May 31, 2023
Project #1: Make a Website
For my very first monthly project, I made this website. TADA!
It runs on Jekyll, the layout is in Pure.css, and ChatGPT made everything better.
Fun with CSS
The site went through a lot of iteration on the visual front. Here are some of the highlights:
(Click the buttons to see this page in different styles. “Back to Default” buttons reset the styling, as does reloading the page.)
Original Site
This is what the website looked like originally, before I started work on it this month. There wasn’t much here, it was just an empty landing page few sentences on an “About” page.
First attempts with ChatGPT
Can you even read this? Definitely worse than the original. Try hovering over the navigation bar links at the top; it’s the only color on the page.
Simple, readable, boring. The nav bar links pulse a little when you hover over them.
Maybe some color?
I want something colorful, let’s see if ChatGPT will oblige.
Not exactly what I had in mind, but there’s some color now. Need to fix those margins.
Basically the same design in different colors, and illegible. The margins are still a problem.
We got some color, and it’s readable again; The margins and nav bar still need work, and the page heading is too small.
Experiments
I know I want colorful, but don’t have a clear vision beyond that. ChatGPT experiments!
Okay, there are colors. Not the right colors, but something at least. It still manages to look pretty bland.

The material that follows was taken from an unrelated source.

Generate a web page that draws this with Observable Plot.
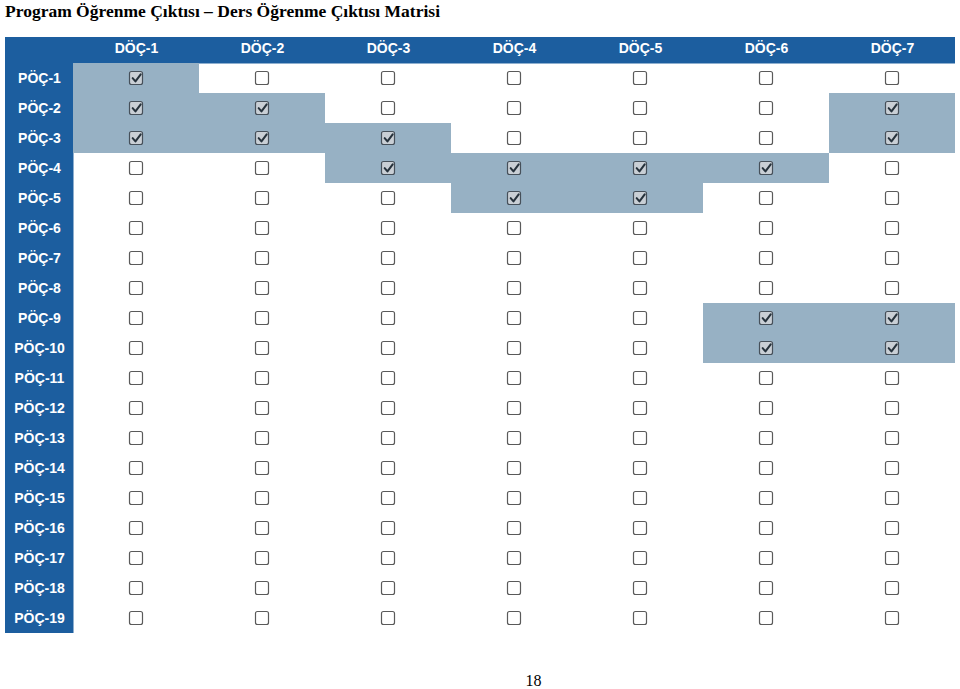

Well that’s different. Still need to sort out those margins. Let’s try something else.
Nope.
Headings are still too faded to read clearly. Let’s keep going.
Colorful AND Legible
I guess removing the color does make it more legible.
The horrible font is back. At least we have properly contrasting colors.
Now we’re getting somewhere. Still needs some tuning, but much better.
Nav Bar Antics
That nav bar isn’t pretty, but it’s certainly well defined.
Now it has no definition at all. Check out the funky mouseover underlining.
I think ChatGPT ran out of memory. The nav bar is great though, check out that mouse over effect!
All together now
Let’s try pulling together everything good from the previous versions
Almost there.
With some spacing adjustments, minor color improvements and a better mobile layout, it’s finally coming together. If you’re reading this very far in the future, the site may look quite different; this is where I wrapped up the project for the first month.
Reflections
My only goal at the start of the month was to have the website up, functional, and presentable. I didn’t realize that this first project was about more than a website. It was about getting everything set up and ready for all the projects that will get built in this endeavor. I already have a larger game project I’m working on, and I need to keep my personal life mostly functional, so this month was about figuring out routines in my daily life to make all three sustainable. Building these sorts of structures is not trivial, and it has truly taken the full month to even start to get them down. This is all a work in progress, and the processes will be refined and change over time, but getting at least something in place was a challenge.
Writing this blogpost also took longer than expected. It’s been a long time since I’ve written anything, and I frankly forgot how much time goes into all the tasks around writing–you can’t just sit down and write and BAM it’s done. A lot of work goes into things like stucturing the post, figuring out how each part should flow into the next, sorting out what to keep from what to cut. All these things take time, and as someone who is not a writer, they took a lot of time. I’m hoping that as I post more regularly it will get easier, or at least faster.
In the last few days of the month it became clear that project management is going to be crucial for getting these projects done. I have always struggled with management skills, and it will be one of the most difficult aspects of these monthly projects. But it’s a skill I need to learn, not just for these small experiments but for any project I undertake. I completely ignored it this past month, but will focus on it more moving forward.
Future Projects
I have no idea what I’ll be working on next month. Keeping a list of potential project ideas as they occur will be helpful in the future, but for now you’ll just have to come back next month to find out what’s brewing. See you then!